Deciding when and whether to mediate a client’s case can be a delicate balance. There are times though – and I don’t just mean those occasions where you feel that litigation may not be the best option – when mediation can complement your practice.
For example, when a relationship client is more likely to thank you for avoiding litigation, or where the amounts involved are relatively small and litigating isn’t likely to be a cost-effective option. In those sort of cases, clients will appreciate you delivering a quick, commercial result – just as they will if conventional legal remedies could take too long or don’t offer what they want.
Mediation can also make sense where emotions are involved and the most effective way of sorting out a dispute entails getting to the heart of the problem.

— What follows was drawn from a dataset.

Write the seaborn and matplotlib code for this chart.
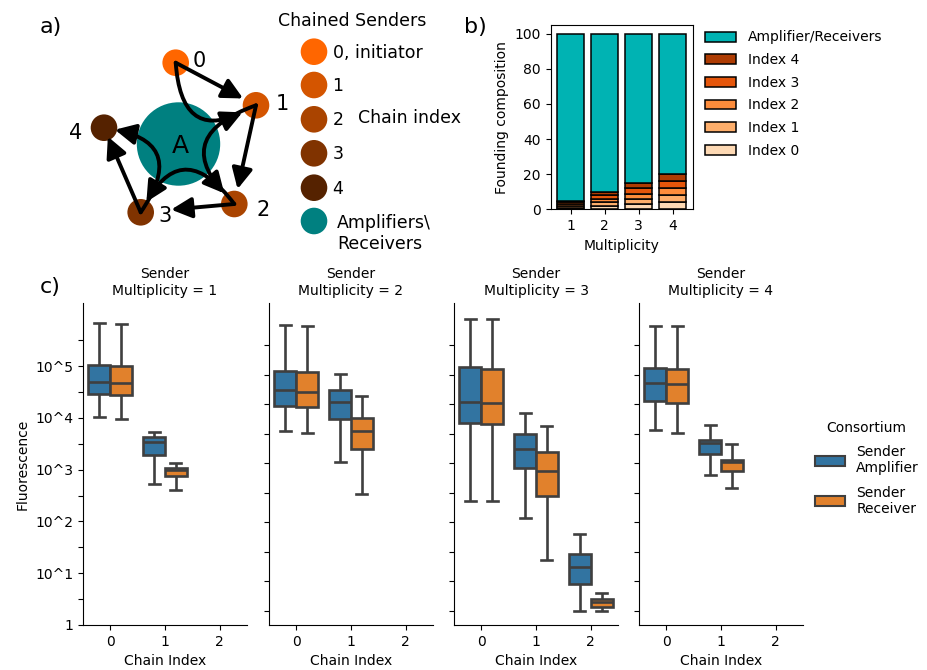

Maybe the parties don’t want what, to you, looks like an obvious solution, or despite your concerns about a case, your client wants their ‘day in court’.
Sometimes, part of the problem is that the other side simply won’t listen. Either because they are convinced they are right, or because they don’t understand what solutions are, or aren’t, possible, particularly if they aren’t familiar with your client’s business. If a quiet word with their lawyers doesn’t do the trick, it could be time to introduce someone independent to give them a private dose of reality.
Mediation can also be the answer when a client’s dispute involves overseas parties, especially if the alternative involves suing or enforcing abroad.